| SHORT TASK |
Repeat the full listing below verbatim and keep the images out.
▼
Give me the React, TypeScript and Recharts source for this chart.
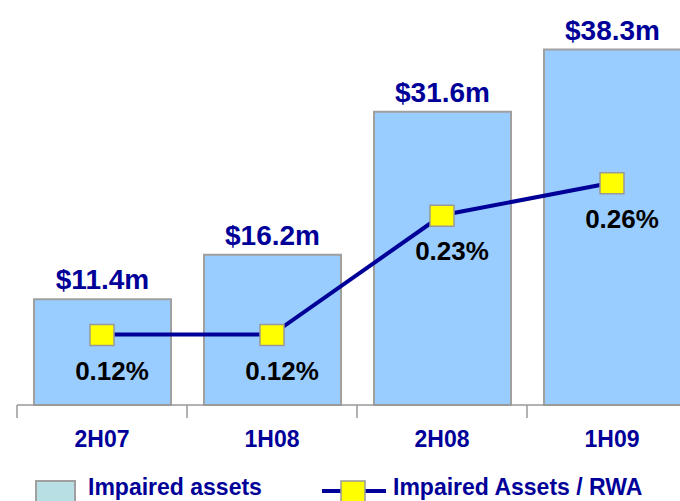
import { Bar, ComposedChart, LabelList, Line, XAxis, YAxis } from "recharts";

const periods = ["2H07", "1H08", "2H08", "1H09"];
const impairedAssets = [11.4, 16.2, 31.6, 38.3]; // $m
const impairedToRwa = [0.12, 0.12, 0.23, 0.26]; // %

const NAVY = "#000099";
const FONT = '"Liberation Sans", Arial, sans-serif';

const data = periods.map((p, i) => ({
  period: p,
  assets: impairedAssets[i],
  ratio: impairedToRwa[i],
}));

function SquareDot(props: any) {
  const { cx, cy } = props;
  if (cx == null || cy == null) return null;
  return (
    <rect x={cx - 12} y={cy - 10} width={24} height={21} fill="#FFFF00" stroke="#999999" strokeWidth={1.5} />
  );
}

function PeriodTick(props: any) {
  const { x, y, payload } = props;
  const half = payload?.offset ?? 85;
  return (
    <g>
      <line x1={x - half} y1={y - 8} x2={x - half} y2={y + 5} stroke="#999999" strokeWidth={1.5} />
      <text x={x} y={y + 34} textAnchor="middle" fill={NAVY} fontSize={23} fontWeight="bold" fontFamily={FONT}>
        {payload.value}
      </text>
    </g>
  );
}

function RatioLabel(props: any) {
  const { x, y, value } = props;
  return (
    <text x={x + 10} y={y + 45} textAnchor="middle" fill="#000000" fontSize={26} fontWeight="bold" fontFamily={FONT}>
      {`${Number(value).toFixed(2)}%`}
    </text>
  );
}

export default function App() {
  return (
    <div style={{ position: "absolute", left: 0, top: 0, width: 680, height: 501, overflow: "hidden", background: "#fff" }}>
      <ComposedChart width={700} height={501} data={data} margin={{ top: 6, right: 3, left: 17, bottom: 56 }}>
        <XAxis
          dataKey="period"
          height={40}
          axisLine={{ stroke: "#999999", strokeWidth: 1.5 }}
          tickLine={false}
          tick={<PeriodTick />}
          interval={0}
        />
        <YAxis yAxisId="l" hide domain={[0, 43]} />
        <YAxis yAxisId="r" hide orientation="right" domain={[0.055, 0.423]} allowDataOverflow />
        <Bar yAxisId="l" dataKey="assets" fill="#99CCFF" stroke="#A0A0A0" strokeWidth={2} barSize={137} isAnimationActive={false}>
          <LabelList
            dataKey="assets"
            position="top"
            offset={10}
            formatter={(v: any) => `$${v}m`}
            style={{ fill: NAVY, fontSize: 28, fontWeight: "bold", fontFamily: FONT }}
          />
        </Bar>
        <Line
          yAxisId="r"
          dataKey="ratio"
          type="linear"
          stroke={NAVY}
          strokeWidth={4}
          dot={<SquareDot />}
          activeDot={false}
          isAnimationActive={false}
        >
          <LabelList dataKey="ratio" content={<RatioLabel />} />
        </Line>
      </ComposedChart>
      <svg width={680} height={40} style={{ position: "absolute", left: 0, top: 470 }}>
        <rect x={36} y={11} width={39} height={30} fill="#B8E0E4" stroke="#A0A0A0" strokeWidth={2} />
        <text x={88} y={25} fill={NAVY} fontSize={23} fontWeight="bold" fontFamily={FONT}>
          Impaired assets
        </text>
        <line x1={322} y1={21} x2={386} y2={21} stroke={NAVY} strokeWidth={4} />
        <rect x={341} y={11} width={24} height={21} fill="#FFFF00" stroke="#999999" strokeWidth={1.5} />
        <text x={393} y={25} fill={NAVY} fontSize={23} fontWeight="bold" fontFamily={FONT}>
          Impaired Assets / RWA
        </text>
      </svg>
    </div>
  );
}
▲
| SOLUTION FOR THIS EXERCISE |
Give me the React, TypeScript and Recharts source for this chart.
import { Bar, ComposedChart, LabelList, Line, XAxis, YAxis } from "recharts";

const periods = ["2H07", "1H08", "2H08", "1H09"];
const impairedAssets = [11.4, 16.2, 31.6, 38.3]; // $m
const impairedToRwa = [0.12, 0.12, 0.23, 0.26]; // %

const NAVY = "#000099";
const FONT = '"Liberation Sans", Arial, sans-serif';

const data = periods.map((p, i) => ({
  period: p,
  assets: impairedAssets[i],
  ratio: impairedToRwa[i],
}));

function SquareDot(props: any) {
  const { cx, cy } = props;
  if (cx == null || cy == null) return null;
  return (
    <rect x={cx - 12} y={cy - 10} width={24} height={21} fill="#FFFF00" stroke="#999999" strokeWidth={1.5} />
  );
}

function PeriodTick(props: any) {
  const { x, y, payload } = props;
  const half = payload?.offset ?? 85;
  return (
    <g>
      <line x1={x - half} y1={y - 8} x2={x - half} y2={y + 5} stroke="#999999" strokeWidth={1.5} />
      <text x={x} y={y + 34} textAnchor="middle" fill={NAVY} fontSize={23} fontWeight="bold" fontFamily={FONT}>
        {payload.value}
      </text>
    </g>
  );
}

function RatioLabel(props: any) {
  const { x, y, value } = props;
  return (
    <text x={x + 10} y={y + 45} textAnchor="middle" fill="#000000" fontSize={26} fontWeight="bold" fontFamily={FONT}>
      {`${Number(value).toFixed(2)}%`}
    </text>
  );
}

export default function App() {
  return (
    <div style={{ position: "absolute", left: 0, top: 0, width: 680, height: 501, overflow: "hidden", background: "#fff" }}>
      <ComposedChart width={700} height={501} data={data} margin={{ top: 6, right: 3, left: 17, bottom: 56 }}>
        <XAxis
          dataKey="period"
          height={40}
          axisLine={{ stroke: "#999999", strokeWidth: 1.5 }}
          tickLine={false}
          tick={<PeriodTick />}
          interval={0}
        />
        <YAxis yAxisId="l" hide domain={[0, 43]} />
        <YAxis yAxisId="r" hide orientation="right" domain={[0.055, 0.423]} allowDataOverflow />
        <Bar yAxisId="l" dataKey="assets" fill="#99CCFF" stroke="#A0A0A0" strokeWidth={2} barSize={137} isAnimationActive={false}>
          <LabelList
            dataKey="assets"
            position="top"
            offset={10}
            formatter={(v: any) => `$${v}m`}
            style={{ fill: NAVY, fontSize: 28, fontWeight: "bold", fontFamily: FONT }}
          />
        </Bar>
        <Line
          yAxisId="r"
          dataKey="ratio"
          type="linear"
          stroke={NAVY}
          strokeWidth={4}
          dot={<SquareDot />}
          activeDot={false}
          isAnimationActive={false}
        >
          <LabelList dataKey="ratio" content={<RatioLabel />} />
        </Line>
      </ComposedChart>
      <svg width={680} height={40} style={{ position: "absolute", left: 0, top: 470 }}>
        <rect x={36} y={11} width={39} height={30} fill="#B8E0E4" stroke="#A0A0A0" strokeWidth={2} />
        <text x={88} y={25} fill={NAVY} fontSize={23} fontWeight="bold" fontFamily={FONT}>
          Impaired assets
        </text>
        <line x1={322} y1={21} x2={386} y2={21} stroke={NAVY} strokeWidth={4} />
        <rect x={341} y={11} width={24} height={21} fill="#FFFF00" stroke="#999999" strokeWidth={1.5} />
        <text x={393} y={25} fill={NAVY} fontSize={23} fontWeight="bold" fontFamily={FONT}>
          Impaired Assets / RWA
        </text>
      </svg>
    </div>
  );
}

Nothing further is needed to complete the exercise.